Puppet Say

Good for...

  • Hearing what children/young people think.
  • Allowing children/young people who don't usually express an opinion have a voice through their puppet.

You will require 

  • Materials to make sock puppets (enough for every child) 
  • Some prepared questions 


  • Make sure you know how to make a sock puppet. Two sites with instructions are here and here.

What to do

This could be held over two sessions - one for making the puppets, and the second for the discussion.

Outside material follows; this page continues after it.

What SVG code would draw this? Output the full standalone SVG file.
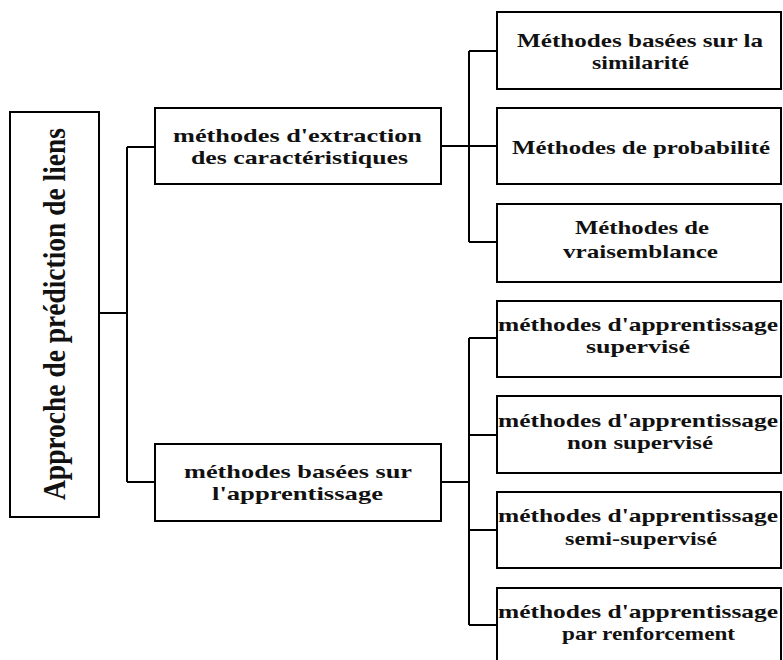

  • Make puppets together.
  • Go round and ask the participants to introduce their puppet.
  • Introduce the theme/discussion along these lines, 'If your fine collection of puppets were to come to (theme/activity/church) I wonder what they would have to say about it? Let's ask them.'
  • Ask your questions (there are suggestions below) of the puppets rather than their owners.
  • You (or another puppet) can ask further questions to clarify answers.
  • Have someone outside the circle make notes of what is said.
  • Reflect - what have you learned? How might that feed in to what you (or your church/group) do? Who can help things to change?

Sample questions

  • What can you tell us about (theme/activity/church)? 
  • What do you enjoy about (theme/activity/church)? 
  • Is there anything you don't like about (theme/activity/church)? 
  • If you were in charge (theme/activity/church) what would you do differently? 
  • What's the most important thing about (theme/activity/church)? 
  • Does ever feel confused/sad at (theme/activity/church)?
  • What might encourage your friends to come to (theme/activity/church)?

Do it differently

  • In 2s or 3s get the participants to put together a short puppet sketch that addresses one of the questions. Perform it for the PCC/group leaders.